Do Neural Networks Lose Plasticity in a Gradually Changing World?
Tianhui Liu, Lili Mou
TL;DR
This work argues that loss of plasticity in continual learning largely stems from abrupt task shifts rather than intrinsic limitations of neural networks. It introduces a Gradually Changing Environment using input/output interpolation and task sampling to simulate smooth distribution shifts, backed by theoretical analysis under standard smoothness and local convexity assumptions. Empirically, the approach preserves trainability and generalization across vision benchmarks and language tasks, often matching or surpassing traditional abrupt-change mitigations. The findings offer a realistic, robust framework for real-world continual learning with reduced need for extensive hyperparameter tuning and complex regularization strategies.
Abstract
Continual learning has become a trending topic in machine learning. Recent studies have discovered an interesting phenomenon called loss of plasticity, referring to neural networks gradually losing the ability to learn new tasks.
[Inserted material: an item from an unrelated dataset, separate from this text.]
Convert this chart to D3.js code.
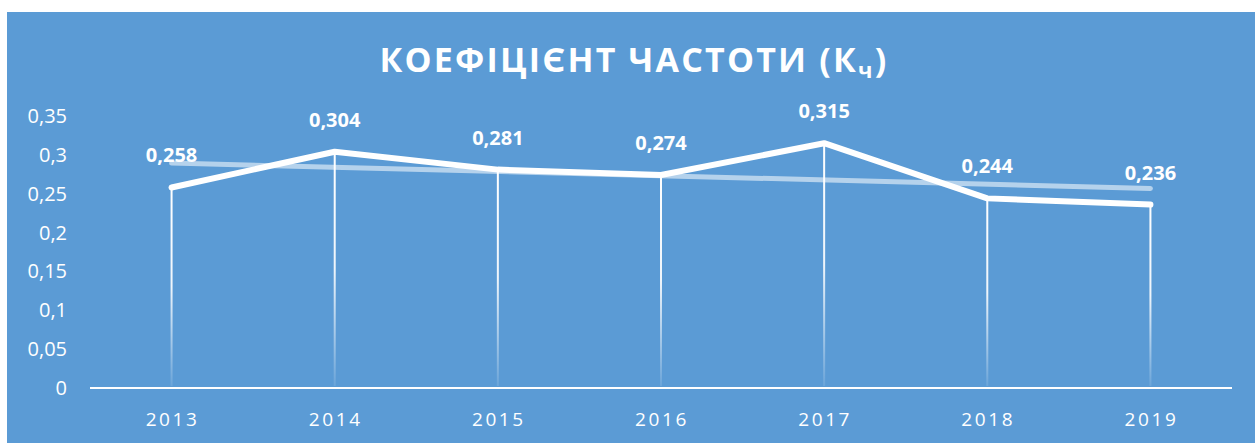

However, existing plasticity research largely relies on contrived settings with abrupt task transitions, which often do not reflect real-world environments. In this paper, we propose to investigate a gradually changing environment, and we simulate this by input/output interpolation and task sampling. We perform theoretical and empirical analysis, showing that the loss of plasticity is an artifact of abrupt tasks changes in the environment and can be largely mitigated if the world changes gradually.